5. Memiliki Cita-cita dan Tujuan yang Agung
Menjadi hamba dari Dzat Yang Maha Agung seharusnya menginspirasi kita untuk memiliki tujuan hidup yang agung pula. Tujuan hidup seorang mukmin bukanlah sekadar untuk mengumpulkan harta atau mencari popularitas duniawi yang fana. Tujuan hidupnya adalah sesuatu yang agung: meraih ridha Al-Azim. Dengan tujuan ini, setiap tindakan kita, mulai dari bekerja, belajar, hingga berkeluarga, bisa bernilai ibadah dan menjadi bagian dari sebuah proyek besar untuk menggapai surga-Nya.
Kesimpulan: Hidup di Bawah Naungan Keagungan-Nya
Memahami asmaul husna Al-Azim artinya Yang Maha Agung adalah sebuah perjalanan seumur hidup. Ia dimulai dengan pengetahuan, diperdalam dengan perenungan terhadap Al-Qur'an dan alam semesta, dan dipraktikkan melalui ibadah, akhlak, dan cara kita memandang dunia.
Al-Azim adalah nama yang mengingatkan kita akan posisi kita yang sebenarnya di alam semesta ini: sebagai hamba yang kecil dan fakir di hadapan Rabb yang Maha Agung. Namun, pengakuan ini bukanlah sumber keputusasaan, melainkan sumber kekuatan, kehormatan, dan ketenangan.
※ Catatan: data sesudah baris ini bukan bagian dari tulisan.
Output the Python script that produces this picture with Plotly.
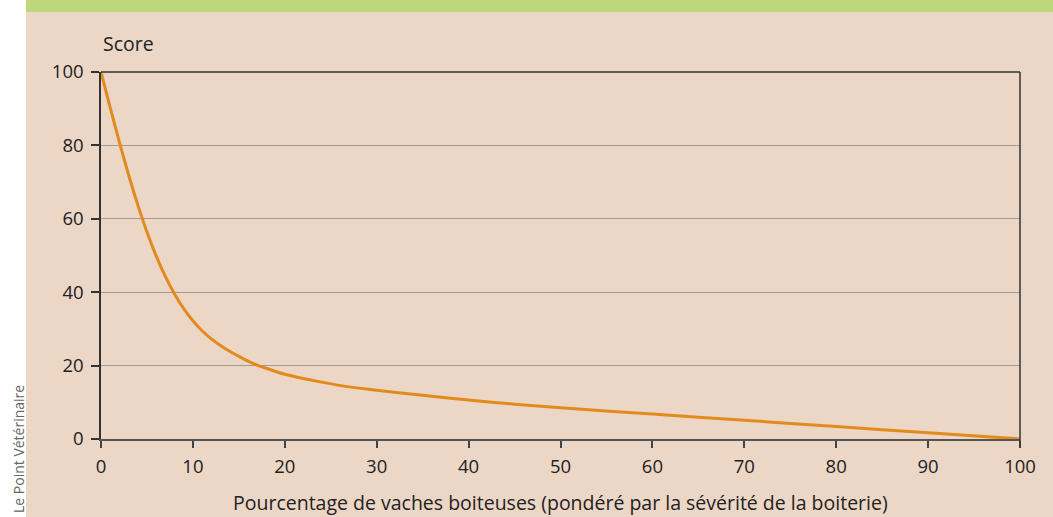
import plotly.graph_objects as go

# Data
x_pct = [0, 1, 2, 3, 4, 5, 6, 7, 8, 9, 10, 11, 12, 13, 14, 15, 16, 17, 18, 19,
         20, 22, 24, 27, 30, 35, 40, 45, 50, 60, 70, 80, 90, 100]
score = [100, 90.3, 80.9, 72.0, 63.8, 56.4, 49.9, 44.3, 39.5, 35.5, 32.2, 29.5,
         27.3, 25.5, 23.9, 22.5, 21.2, 20.15, 19.25, 18.4, 17.65, 16.5, 15.5,
         14.2, 13.3, 11.9, 10.6, 9.5, 8.5, 6.8, 5.1, 3.4, 1.7, 0]
x_ticks = [0, 10, 20, 30, 40, 50, 60, 70, 80, 90, 100]
y_ticks = [0, 20, 40, 60, 80, 100]
x_title = "Pourcentage de vaches boiteuses (pondéré par la sévérité de la boiterie)"
y_title = "Score"
credit = "Le Point Vétérinaire"

W, H = 1053, 517
L, R, T, B = 101, 33, 72, 78
pw, ph = W - L - R, H - T - B

def px_x(p):
    return (p - L) / pw

def px_y(p):
    return (H - B - p) / ph

BEIGE = "#ecd6c6"
GREEN = "#bdd87a"
FONT = "Open Sans"

fig = go.Figure()
fig.add_trace(go.Scatter(
    x=x_pct, y=score, mode="lines",
    line=dict(color="#e38a1c", width=3, shape="spline", smoothing=0.8),
    cliponaxis=False, showlegend=False, hoverinfo="skip",
))

fig.update_layout(
    width=W, height=H,
    margin=dict(l=L, r=R, t=T, b=B, pad=0, autoexpand=False),
    paper_bgcolor=BEIGE, plot_bgcolor=BEIGE,
    font=dict(family=FONT, size=18, color="#222"),
    xaxis=dict(
        range=[0, 100], tickvals=x_ticks, ticks="outside", ticklen=7,
        tickwidth=1.5, tickcolor="#444", showgrid=False, zeroline=False,
        showline=True, linecolor="#555", linewidth=2, mirror=False,
        tickfont=dict(size=18.5, color="#222"), ticklabelstandoff=3,
        automargin=False, fixedrange=True,
    ),
    yaxis=dict(
        range=[0, 100], tickvals=y_ticks, ticks="outside", ticklen=8,
        tickwidth=1.5, tickcolor="#333", showgrid=True, gridcolor="#a09a96",
        gridwidth=1, zeroline=False, showline=True, linecolor="#333",
        linewidth=1.5, tickfont=dict(size=18.5, color="#222"),
        ticklabelstandoff=4, automargin=False, fixedrange=True,
    ),
    shapes=[
        # white strip on the left
        dict(type="rect", xref="paper", yref="paper", x0=px_x(0), x1=px_x(26),
             y0=px_y(H), y1=px_y(0), fillcolor="white", line=dict(width=0), layer="below"),
        # green band on top
        dict(type="rect", xref="paper", yref="paper", x0=px_x(26), x1=px_x(W),
             y0=px_y(12), y1=px_y(0), fillcolor=GREEN, line=dict(width=0), layer="below"),
        # top border line
        dict(type="line", xref="paper", yref="paper", x0=0, x1=1, y0=1, y1=1,
             line=dict(color="#333", width=1.5)),
        # right border line
        dict(type="line", xref="paper", yref="paper", x0=1, x1=1, y0=px_y(447), y1=1,
             line=dict(color="#333", width=1.5)),
    ],
    annotations=[
        dict(text=y_title, xref="paper", yref="paper", x=0, y=px_y(44),
             xanchor="left", yanchor="middle", showarrow=False,
             font=dict(size=19.5, color="#222")),
        dict(text=x_title, xref="paper", yref="paper", x=0.5, y=px_y(503),
             xanchor="center", yanchor="middle", showarrow=False,
             font=dict(size=19.5, color="#222")),
        dict(text=credit, xref="paper", yref="paper",
             x=px_x(18), y=px_y(449), xanchor="center", yanchor="middle",
             textangle=-90, showarrow=False, font=dict(size=14, color="#666")),
    ],
)

fig.write_html("out.html", config={"displayModeBar": False},
               post_script="document.body.style.margin='0';document.body.style.overflow='hidden';")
Karena dengan bersandar pada Yang Maha Agung, kita menjadi kuat. Dengan mengagungkan-Nya, kita menjadi mulia. Dan dengan mengingat-Nya, hati kita menjadi tenteram.
Semoga Allah SWT senantiasa membimbing kita untuk selalu mampu merasakan dan mengagungkan kebesaran-Nya, menjadikan lisan kita basah dengan dzikir "Subhanallahil 'Azim", dan menjadikan setiap langkah hidup kita sebagai bukti pengabdian tulus kepada-Nya, Dzat Yang Maha Tinggi lagi Maha Agung.